In the manufacturing method shown in the present embodiment, as shown in FIG. 15, the upper covering part 42 and the lower covering part 43 are integrally formed in the resin molded part 4, wherein the upper covering part 42 covers the upper end surface 2a of the enclosing member 2 and the lower covering part 43 covers the lower end surface 2b of the enclosing member 2. Therefore, the enclosing member 2 and the resin molded part can be integrated easily without being displaced upward and downward. It is also possible to form only one of the upper covering part 42 and the lower covering part 43.
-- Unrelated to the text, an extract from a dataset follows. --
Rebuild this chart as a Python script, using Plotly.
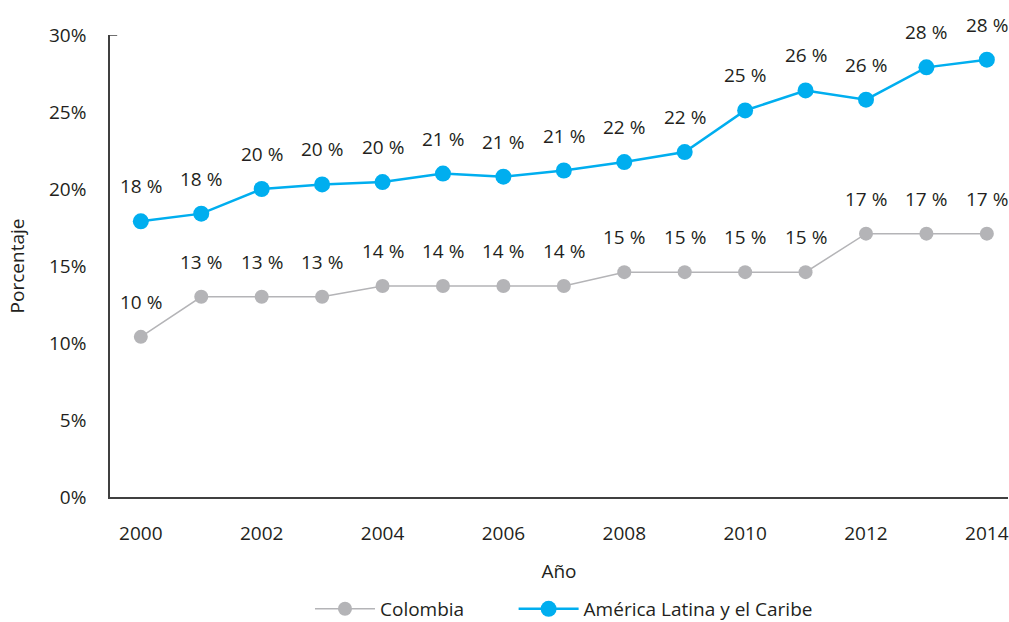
import plotly.graph_objects as go

years = list(range(2000, 2015))
colombia = [10.4, 13.0, 13.0, 13.0, 13.7, 13.7, 13.7, 13.7, 14.6, 14.6, 14.6, 14.6, 17.1, 17.1, 17.1]
america_latina = [17.9, 18.4, 20.0, 20.3, 20.45, 21.0, 20.8, 21.2, 21.75, 22.4, 25.1, 26.4, 25.8, 27.9, 28.4]
y_ticks = [0, 5, 10, 15, 20, 25, 30]
y_tick_labels = ["0%", "5%", "10%", "15%", "20%", "25%", "30%"]
x_ticks = [2000, 2002, 2004, 2006, 2008, 2010, 2012, 2014]
series_names = ["Colombia", "América Latina y el Caribe"]

FONT = "Open Sans"
FS = 19
TXT = "#231f20"
GRAY = "#b4b4b7"
BLUE = "#00aeef"
PAD = "\u00a0" * 9

fig = go.Figure()
fig.add_trace(go.Scatter(
    x=years, y=colombia, name=series_names[0] + PAD, mode="lines+markers",
    line=dict(color=GRAY, width=1.5), marker=dict(color=GRAY, size=14),
))
fig.add_trace(go.Scatter(
    x=years, y=america_latina, name=series_names[1], mode="lines+markers",
    line=dict(color=BLUE, width=2.5), marker=dict(color=BLUE, size=16),
))

annotations = []
for series in (colombia, america_latina):
    for x, v in zip(years, series):
        annotations.append(dict(
            x=x, y=v, xref="x", yref="y", text=f"{round(v)} %", showarrow=False,
            yanchor="middle", xanchor="center", yshift=35,
            font=dict(family=FONT, size=FS, color=TXT),
        ))

fig.update_layout(
    width=1009, height=622,
    margin=dict(l=110, r=1, t=35, b=125, autoexpand=False),
    paper_bgcolor="white", plot_bgcolor="white",
    font=dict(family=FONT, size=FS, color=TXT),
    annotations=annotations,
    showlegend=True,
    legend=dict(orientation="h", x=0.2227, xanchor="left",
                yref="container", y=0.021, yanchor="middle", itemwidth=60,
                font=dict(family=FONT, size=FS, color=TXT), tracegroupgap=0),
    xaxis=dict(
        range=[1999.49, 2014.35], tickvals=x_ticks, showgrid=False, zeroline=False,
        showline=True, linecolor="#404040", linewidth=1.5, ticks="",
        ticklabelstandoff=18, automargin=False,
        title=dict(text="Año", font=dict(family=FONT, size=FS, color=TXT), standoff=20),
    ),
    yaxis=dict(
        range=[0, 30], tickvals=y_ticks, ticktext=y_tick_labels, showgrid=False,
        zeroline=False, showline=True, linecolor="#404040", linewidth=1.5, ticks="",
        ticklabelstandoff=18, automargin=False,
        title=dict(text="Porcentaje", font=dict(family=FONT, size=FS, color=TXT), standoff=19),
    ),
    shapes=[dict(type="line", xref="paper", yref="y", x0=0, x1=0.008, y0=30, y1=30,
                 line=dict(color="#404040", width=1.5))],
)

# remove the page's default 8px body margin so the 1009x622 figure fills the window
fig.write_html("out.html", config={"displayModeBar": False},
               post_script="document.body.style.margin='0';")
In the case where the electrode body 34A is formed by winding the collector foil 340 in the longitudinal direction, as shown in FIG. 6 and FIG. 7, the electrode body 34A could be stored into the cell case 33 after compressing the uncoated parts 342 and 342 positioned at two end portions in the transverse direction of the electrode body 34A in the thickness direction, so as to form the space S between the electrode body 34A and the corner 33c of the cell case 33 when the electrode body 34A is stored in the cell case 33. Since the space S can be formed between the electrode body 34A and the corner 33c of the cell case 33 even if the electrode body 34A is formed by winding the collector foil 340 in the longitudinal direction, the electrode body 34A can be stored into the cell case 33 without interfering with the recess 37 formed on the cell case 33.